As writers, our ordination, indeed, our obligation, is to take the pallet of a million words and craft as many beautiful combinations of those little pieces of experience, those iotas of pathos and jots of ethos, into our life’s work, our lifeblood, in the hope our careful (or not-so-careful) arrangement of the heart might inspire another heart to laugh, cry, love, live . . . awaken.

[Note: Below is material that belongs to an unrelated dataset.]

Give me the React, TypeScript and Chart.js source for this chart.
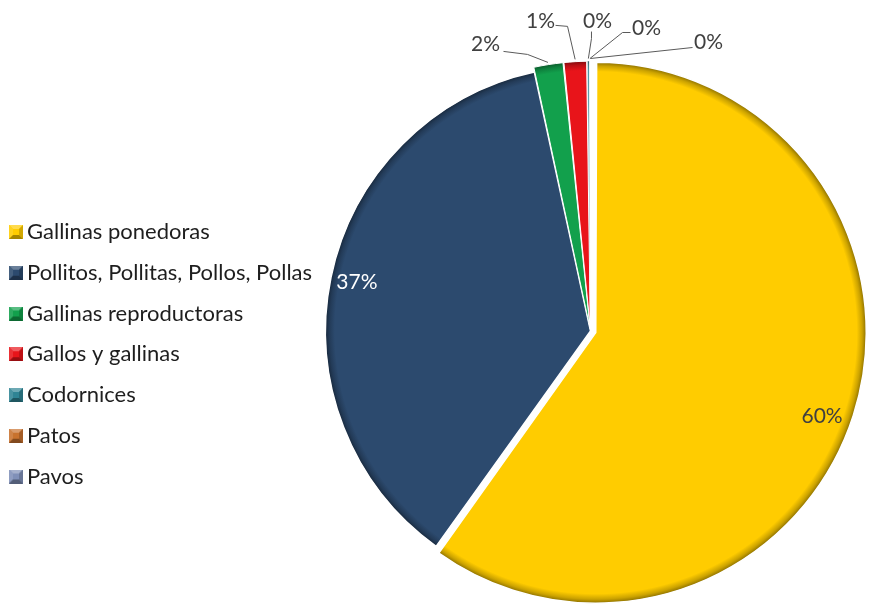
import { useEffect, useRef } from 'react';
import { Chart, registerables } from 'chart.js';

Chart.register(...registerables);

// ---- data ----
const categories = [
  'Gallinas ponedoras',
  'Pollitos, Pollitas, Pollos, Pollas',
  'Gallinas reproductoras',
  'Gallos y gallinas',
  'Codornices',
  'Patos',
  'Pavos',
];
const shares = [59.9, 36.7, 1.8, 1.4, 0.15, 0.03, 0.02];
const sliceColors = ['#FFCC00', '#2C4A6E', '#12A04C', '#E8141A', '#2F8494', '#C8722E', '#8090B8'];

// ---- styling / layout ----
const RADIUS = 265;
const FONT = 'Lato';
const sliceOffsets = [22, 0, 10, 10, 10, 10, 10];
const sliceBorders = [1.5, 1.5, 1, 1, 0.5, 0.5, 0.5];

const labelPlacement: any[] = [
  { inside: true, k: 0.871, da: 2.4, color: '#404040' },
  { inside: true, k: 0.9, da: 0, color: '#ffffff' },
  { tx: -62.5, ty: -18, sx: -44.5, sy: -11, kx: -20.5, ky: -8 },
  { tx: -34.6, ty: -38, sx: -19.6, sy: -34, kx: -7.6, ky: -33 },
  { tx: 9.1, ty: -37, sx: 3.1, sy: -27, kx: 3.1, ky: -20 },
  { tx: 56.6, ty: -30, sx: 40.6, sy: -26, kx: 32.6, ky: -26 },
  { tx: 118.2, ty: -16, sx: 102.2, sy: -11, kx: 102.2, ky: -11 },
];

function shade(hex: string, f: number) {
  const n = parseInt(hex.slice(1), 16);
  let r = (n >> 16) & 255, g = (n >> 8) & 255, b = n & 255;
  if (f < 1) {
    r *= f; g *= f; b *= f;
  } else {
    const t = f - 1;
    r += (255 - r) * t; g += (255 - g) * t; b += (255 - b) * t;
  }
  return `rgb(${Math.round(r)},${Math.round(g)},${Math.round(b)})`;
}

function makeIcon(color: string, size = 14) {
  const c = document.createElement('canvas');
  c.width = size;
  c.height = size;
  const g = c.getContext('2d')!;
  const e = 4;
  g.fillStyle = color;
  g.fillRect(0, 0, size, size);
  const poly = (pts: number[][], fill: string) => {
    g.beginPath();
    g.moveTo(pts[0][0], pts[0][1]);
    for (let i = 1; i < pts.length; i++) g.lineTo(pts[i][0], pts[i][1]);
    g.closePath();
    g.fillStyle = fill;
    g.fill();
  };
  poly([[0, 0], [size, 0], [size - e, e], [e, e]], shade(color, 1.3));
  poly([[0, 0], [e, e], [e, size - e], [0, size]], shade(color, 1.12));
  poly([[size, 0], [size, size], [size - e, size - e], [size - e, e]], shade(color, 0.82));
  poly([[0, size], [e, size - e], [size - e, size - e], [size, size]], shade(color, 0.65));
  return c;
}

const sliceLabels = {
  id: 'sliceLabels',
  afterDatasetsDraw(chart: any, _args: any, opts: any) {
    const meta = chart.getDatasetMeta(0);
    const data = chart.data.datasets[0].data as number[];
    const total = data.reduce((a, b) => a + b, 0);
    const ctx = chart.ctx as CanvasRenderingContext2D;
    ctx.save();
    ctx.font = `${opts.size}px ${opts.family}`;
    ctx.textAlign = 'center';
    ctx.textBaseline = 'middle';
    meta.data.forEach((el: any, i: number) => {
      const place = opts.placements[i];
      if (!place) return;
      const text = Math.round((data[i] / total) * 100) + '%';
      const mid = (el.startAngle + el.endAngle) / 2;
      const o = (el.options.offset || 0) / 4;
      const fix = 1 - Math.sin(Math.min(Math.PI, el.circumference));
      const shift = o + o * fix;
      const rad = el.outerRadius + o * fix;
      const cx = el.x + Math.cos(mid) * shift;
      const cy = el.y + Math.sin(mid) * shift;
      if (place.inside) {
        const a = mid + ((place.da || 0) * Math.PI) / 180;
        ctx.fillStyle = place.color;
        ctx.fillText(text, cx + Math.cos(a) * rad * place.k, cy + Math.sin(a) * rad * place.k);
      } else {
        const ax = cx + Math.cos(mid) * rad;
        const ay = cy + Math.sin(mid) * rad;
        ctx.strokeStyle = opts.lineColor;
        ctx.lineWidth = 1;
        ctx.beginPath();
        ctx.moveTo(ax + place.sx, ay + place.sy);
        ctx.lineTo(ax + place.kx, ay + place.ky);
        ctx.lineTo(ax, ay);
        ctx.stroke();
        ctx.fillStyle = opts.color;
        ctx.fillText(text, ax + place.tx, ay + place.ty);
      }
    });
    ctx.restore();
  },
};

export default function App() {
  const canvasRef = useRef<HTMLCanvasElement | null>(null);

  useEffect(() => {
    if (!canvasRef.current) return;
    const icons = sliceColors.map((c) => makeIcon(c));
    const baseGen = (Chart as any).overrides.doughnut.plugins.legend.labels.generateLabels;

    const chart = new Chart(canvasRef.current, {
      type: 'pie',
      data: {
        labels: categories,
        datasets: [
          {
            data: shares,
            radius: RADIUS,
            clip: false,
            offset: sliceOffsets,
            hoverOffset: 0,
            borderColor: '#ffffff',
            borderWidth: sliceBorders,
            backgroundColor: (c: any) => {
              const i = c.dataIndex;
              const base = sliceColors[i];
              const area = c.chart.chartArea;
              if (!area || i === undefined) return base;
              const x = (area.left + area.right) / 2;
              const y = (area.top + area.bottom) / 2;
              const r = RADIUS + sliceOffsets[i] / 4;
              const g = c.chart.ctx.createRadialGradient(x, y, 0, x, y, r);
              g.addColorStop(0, base);
              g.addColorStop(0.965, base);
              g.addColorStop(0.985, shade(base, 0.8));
              g.addColorStop(1, shade(base, 0.55));
              return g;
            },
          } as any,
        ],
      },
      options: {
        animation: false,
        responsive: true,
        maintainAspectRatio: false,
        events: [],
        layout: { padding: { top: 49, bottom: 0, left: 0, right: 15 } },
        plugins: {
          tooltip: { enabled: false },
          legend: {
            position: 'left',
            align: 'center',
            title: { display: true, text: '', font: { size: 10, lineHeight: 1 }, padding: { top: 39.25, bottom: 0 } },
            labels: {
              usePointStyle: true,
              pointStyleWidth: 0.01,
              padding: 16,
              color: '#1e1e1e',
              font: { family: FONT, size: 22, lineHeight: 24.75 / 22 },
              generateLabels: (ch: any) =>
                baseGen(ch).map((it: any, i: number) => ({ ...it, text: [it.text], pointStyle: icons[i] })),
            },
          },
          sliceLabels: {
            size: 21,
            family: FONT,
            color: '#404040',
            lineColor: '#5a5a5a',
            placements: labelPlacement,
          },
        } as any,
      },
      plugins: [sliceLabels],
    });
    return () => chart.destroy();
  }, []);

  return (
    <div style={{ position: 'fixed', left: 0, top: 0, width: 874, height: 613, background: '#fff' }}>
      <canvas ref={canvasRef} />
    </div>
  );
}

For me, “The End” is always the beginning. In fact, the title of my novel’s epilogue is “The Beginning.” No, for me, “The End” proves I’m just getting started. For me, “The End” is a rally cry to lower my head, raise my eyes, and charge forward. “The End” separates the real writers from those merely going through the motions; for real writers, “The End” is a carriage return rather than a hard stop. As Amit Kalantri said, “we must end what we begun,” but for a writer, there is no last word, only the next one.
-THE END-
Copyright ©2014 by David C. Hughes
Awesome Stuff! I think “the end” as a beginning can be used in every facet of our lives. After all it is always about perspective. keep it up! miss you guys!
Cousin Matt
Hey Matt! Thanks, and so true. “The End” has so many layers and so many levels in life. Just look at Hannah, for instance: as she grows older, her wonder and joy don’t end, they just shift perspective. Take care and have a great day!
Eloquent. Quite near poetic. ❤
Thank you, thank you, thank you! I LOVE writing these types of essays and plan to include 50 of them in an upcoming book called something like “It’s a Matter of Perspective.” These give me the chance to exercise that poetic bent!
That is why the Lord started by saying “I am the beginning and the end.”